Unless you’re very disciplined in using a credit card, chances are, one day you’ll find yourself at least a little behind on credit card payments. Those who rely on their credit cards to fill the gap between what they make and the amount they need to spend each month will continue to grow the amount of debt they have from month to month.
The best practice, before figuring out what to do with the credit card balances you already have, is to first look at your current credit card habits and figure out whether or not they are healthy ones to have. In order to stop the cycle of debt and owing more than you make, is to first evaluate whether or not you live within your means. If you are or are planning on making changes to your current spending habits, follow the steps listed below to move your current balances that are accruing interest to credit cards with a zero interest balance transfer offers.
Why transfer balances?
For those not well-versed in credit card practices, this could seem like a waste of time. If you’re making payments on the balances you currently have, what is the use in transferring balances to separate cards? The answer is interest. The percentage of interest your current balance is carrying could be the difference in whether you’re able to pay down your debt in a year or in three years. If your balances aren’t in zero interest credit cards, you could be only putting a small percentage of your monthly payment toward the principal balance, meaning you’re actually only paying on interest. Meaning that pair of pants you bought for $30 a year ago, could be costing you upwards of $50 or more, depending on the level of interest.
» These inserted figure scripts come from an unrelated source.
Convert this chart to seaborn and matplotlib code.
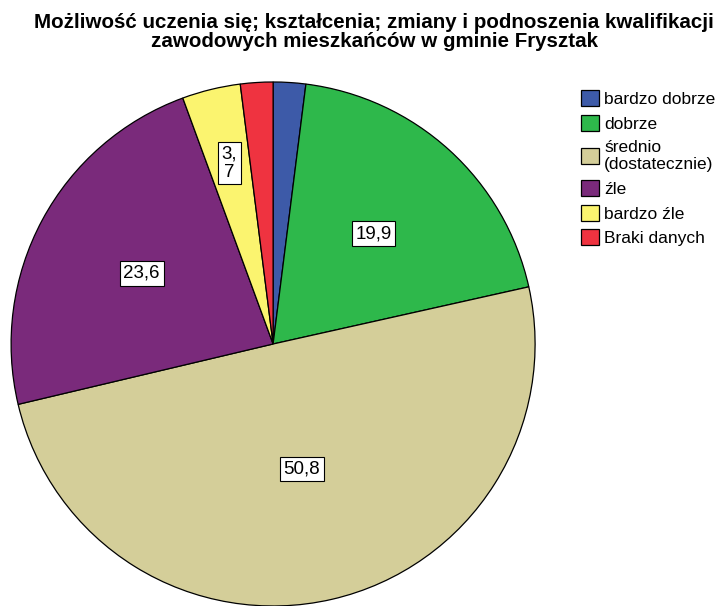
import numpy as np
import seaborn as sns
import matplotlib.pyplot as plt

sns.set_style("white")
plt.rcParams['font.family'] = ['Liberation Sans', 'DejaVu Sans']
plt.rcParams['text.color'] = 'black'

# kategorie i udzialy wycinkow (procent ogolu), etykiety = procent waznych
kategorie = ["bardzo dobrze", "dobrze", "średnio\n(dostatecznie)", "źle", "bardzo źle", "Braki danych"]
udzialy = [2.0, 19.5, 49.8, 23.1, 3.6, 2.0]
etykiety = ["", "19,9", "50,8", "23,6", "3,\n7", ""]
kolory = ["#3D5AA8", "#2EB84B", "#D4CE99", "#7A2A7B", "#FBF46F", "#EF3340"]
odleglosci = [0.6, 0.57, 0.49, 0.57, 0.71, 0.6]

fig = plt.figure(figsize=(7.2, 6.06), dpi=100)
ax = fig.add_axes([0.0153, 0.0, 0.728, 0.8647])

wedges, _ = ax.pie(udzialy, colors=kolory, startangle=90, counterclock=False, radius=1,
                   wedgeprops=dict(edgecolor="black", linewidth=0.9))
ax.set_xlim(-1, 1)
ax.set_ylim(-1, 1)
ax.set_aspect("equal")

# etykiety w bialych ramkach
for w, txt, r in zip(wedges, etykiety, odleglosci):
    if not txt:
        continue
    kat = np.deg2rad((w.theta1 + w.theta2) / 2)
    ax.text(r * np.cos(kat), r * np.sin(kat), txt, ha="center", va="center", fontsize=13.5,
            linespacing=1.05,
            bbox=dict(boxstyle="square,pad=0.2", facecolor="white", edgecolor="black", linewidth=0.8))

fig.legend(wedges, kategorie, loc="upper left", bbox_to_anchor=(0.797, 0.863), frameon=False,
           fontsize=12.5, handlelength=1.05, handleheight=1.05, handletextpad=0.3,
           labelspacing=0.45, borderaxespad=0)

fig.suptitle("Możliwość uczenia się; kształcenia; zmiany i podnoszenia kwalifikacji\n"
             "zawodowych mieszkańców w gminie Frysztak",
             x=0.52, y=0.978, fontsize=14.8, fontweight="bold", linespacing=1.0)

plt.savefig("out.png", dpi=100)
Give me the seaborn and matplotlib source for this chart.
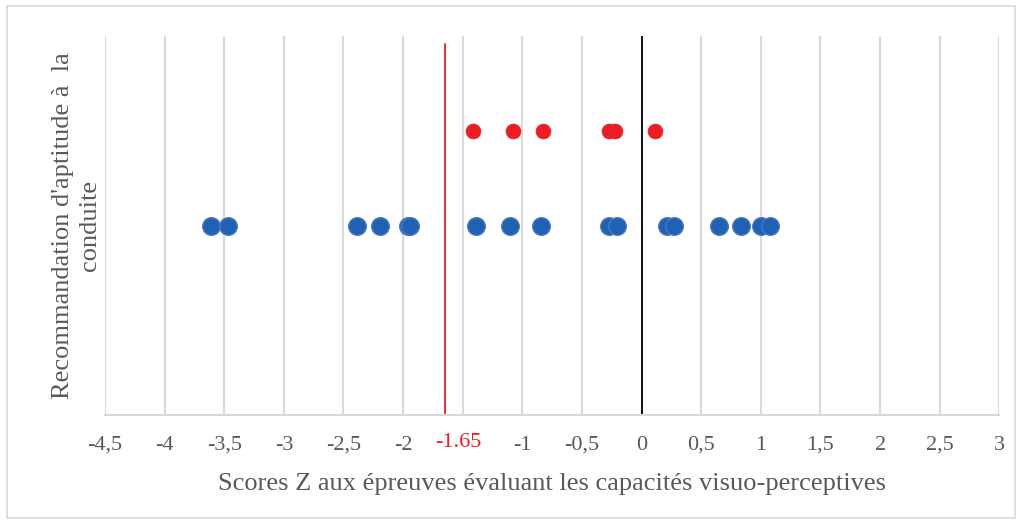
import numpy as np
import pandas as pd
import matplotlib
matplotlib.use('Agg')
import matplotlib.pyplot as plt
import matplotlib.patches as patches
import seaborn as sns

# Z scores
blue_scores = [-3.61, -3.47, -2.39, -2.19, -1.96, -1.94, -1.39, -1.10, -0.84,
               -0.27, -0.21, 0.21, 0.27, 0.65, 0.83, 1.00, 1.08]
red_scores = [-1.41, -1.08, -0.83, -0.27, -0.22, 0.11]
blue_level = 2
red_level = 3
threshold = -1.65
threshold_label = '-1.65'

x_ticks = np.arange(-4.5, 3.01, 0.5)
x_ticklabels = [('%g' % t).replace('.', ',') for t in x_ticks]

grey = '#595959'
grid_grey = '#D9D9D9'

sns.set_style('white')
plt.rcParams['font.family'] = ['Liberation Serif', 'DejaVu Serif']

fig = plt.figure(figsize=(10.22, 5.24), dpi=100)
ax = fig.add_axes([0.1027, 0.208, 0.8751, 0.7233])

# chart border
fig.patches.append(patches.Rectangle((0.007, 0.012), 0.986, 0.976, transform=fig.transFigure,
                                     fill=False, edgecolor=grid_grey, linewidth=1.2))

for t in x_ticks:
    ax.axvline(t, color=grid_grey, lw=1.5, zorder=0)

ax.axvline(0, color='black', lw=1.3, zorder=1)
ax.axvline(threshold, ymax=0.98, color='#EE1C25', lw=1.3, zorder=1)

blue_df = pd.DataFrame({'score': blue_scores, 'y': [blue_level] * len(blue_scores)})
red_df = pd.DataFrame({'score': red_scores, 'y': [red_level] * len(red_scores)})

sns.scatterplot(data=blue_df, x='score', y='y', ax=ax, s=160, color='#1F62B4',
                edgecolor='#4A75C6', linewidth=1.0, zorder=3)
sns.scatterplot(data=red_df, x='score', y='y', ax=ax, s=115, color='#EE1C25',
                edgecolor='#EE1C25', linewidth=0.5, zorder=3)

ax.set_xlim(-4.5, 3)
ax.set_ylim(0, 4)
ax.set_yticks([])
ax.set_xticks(x_ticks)
labels = [('' if abs(t + 1.5) < 1e-9 else l) for t, l in zip(x_ticks, x_ticklabels)]
ax.set_xticklabels(labels, fontsize=16, color=grey)
ax.tick_params(axis='x', length=8, width=1.5, color=grid_grey, direction='out', pad=7)

for side in ['top', 'right', 'left']:
    ax.spines[side].set_visible(False)
ax.spines['bottom'].set_color(grid_grey)
ax.spines['bottom'].set_linewidth(1.5)

ax.annotate(threshold_label, xy=(-1.54, 0), xycoords=('data', 'axes fraction'),
            xytext=(0, -20), textcoords='offset points', ha='center', va='center',
            fontsize=16, color='#EE1C25',
            bbox=dict(boxstyle='square,pad=0.25', facecolor='white', edgecolor='none'))

ax.set_xlabel('Scores Z aux épreuves évaluant les capacités visuo-perceptives',
              fontsize=19, color=grey, labelpad=13)
ax.set_ylabel("Recommandation d'aptitude à  la\nconduite", fontsize=19, color=grey,
              labelpad=3, linespacing=1.3)

fig.savefig('out.png', dpi=100)
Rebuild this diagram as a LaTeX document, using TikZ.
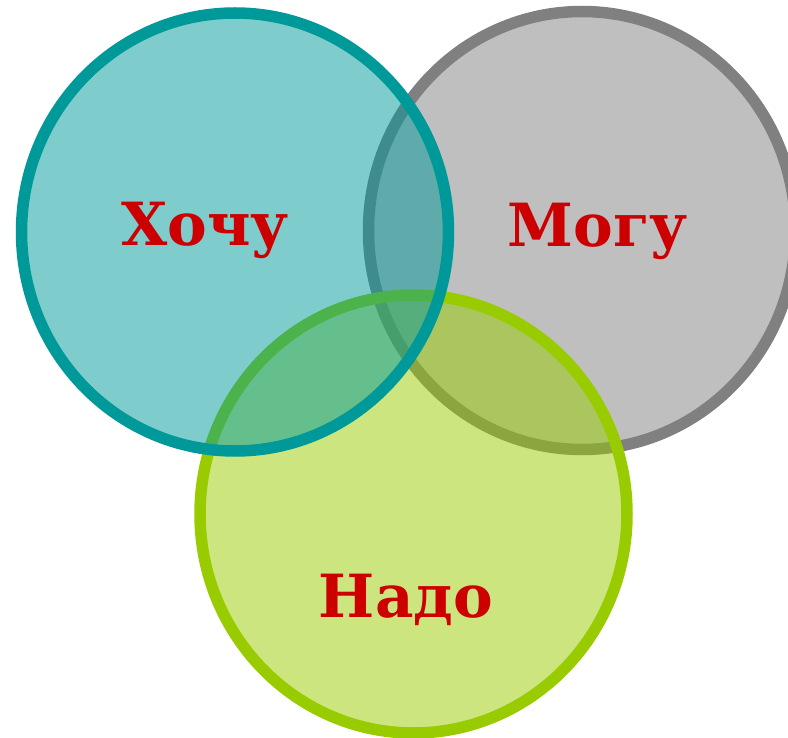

Figure out your interest rate
Before shopping around at different credit card companies for a 0% interest introductory rate, check your current balance and also current interest rate. It’s best to know what you have been paying and see if your current credit card company has any offers you can take advantage of to transfer your balance. If you have been paying on your balances regularly, your credit card company is going to want to keep you around and will likely work with you if you want to get the balance to a zero-interest account.
Pay it off
Once you’re able to get the balance to a zero interest account, it’s time to start putting money toward the total balance. You’ll typically have a year to 18 months to pay on the balance at the zero interest introductory rate. Make sure to take this time to pay it off and try not to accrue more debt within this time period.